Like Kalife’s previous short film “The Mexican Way,” an acidic allegory of the country’s former one-party political power structure, “7 Días” tosses black-comic barbs at the corruption of Mexican society. It’s one aspect of his country that deeply dismays him, Kalife says, and he tries to follow “my teacher Molière” in satirizing this unpleasant reality. He seeks the broadest possible audience for his movies because, he says, “We are not in the time of Godard. It’s very comfortable to play Mr. Intellectual and say, ‘Well, nobody understands me, that’s why I only sell four tickets.’ ”

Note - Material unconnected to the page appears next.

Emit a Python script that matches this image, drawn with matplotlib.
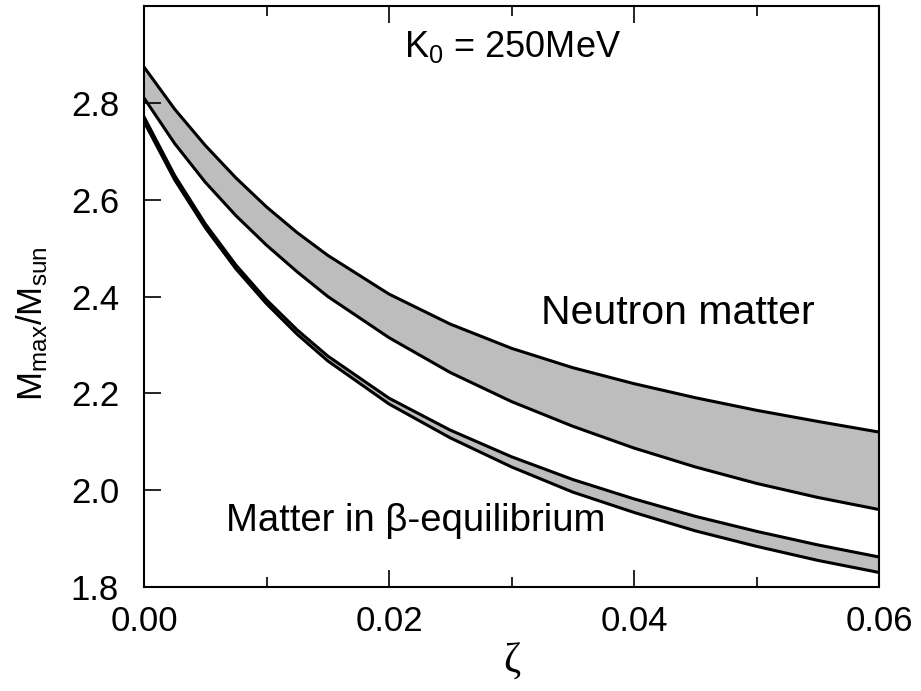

Leigh Savidge, founder and chief executive of Xenon Pictures Inc., which is distributing “7 Días” in the U.S., thinks the movie represents a “progressive new Latin cinema” that both Latinos and non-Latinos are increasingly receptive to. “People want to pigeonhole an ethnic genre, make it into something easy to understand,” Savidge says. “We felt there was a very strong ability of an Anglo audience to relate to the characters, relate to the story.”

Savidge hopes that the film, which opened to mixed reviews on a half-dozen L.A.-area screens, will move up to about 20 screens in the weeks ahead.

While he waits to see how “7 Días” fares at the U.S. box office, Kalife is developing more feature film projects and shopping around “Latin Code,” a TV series thriller (he describes the hero as a Mexican cross between James Bond and Jason Bourne). One planned film project is a romantic drama about a Mexican man and an Irish woman, provisionally titled “St. Patrick’s Brigade.” Mullen, on tap to compose an original score for the film, suggested the title, a reference to the renegade Irish soldiers who deserted the U.S. Army and fought for Mexico during the countries’ 19th century territorial struggles. Kalife says his first choice for the male lead in the film is Jim Caviezel (“The Passion of the Christ”), whom he met -- where else? -- at a U2 concert at Staples Center. That’s another one of those convergences in which Kalife perceives more spiritual consequence than coincidence.

“I believe in God; it is because of him that I’m here,” he says. “Does everybody say this? Of course not. Because it’s better to be cool and noncommitted.”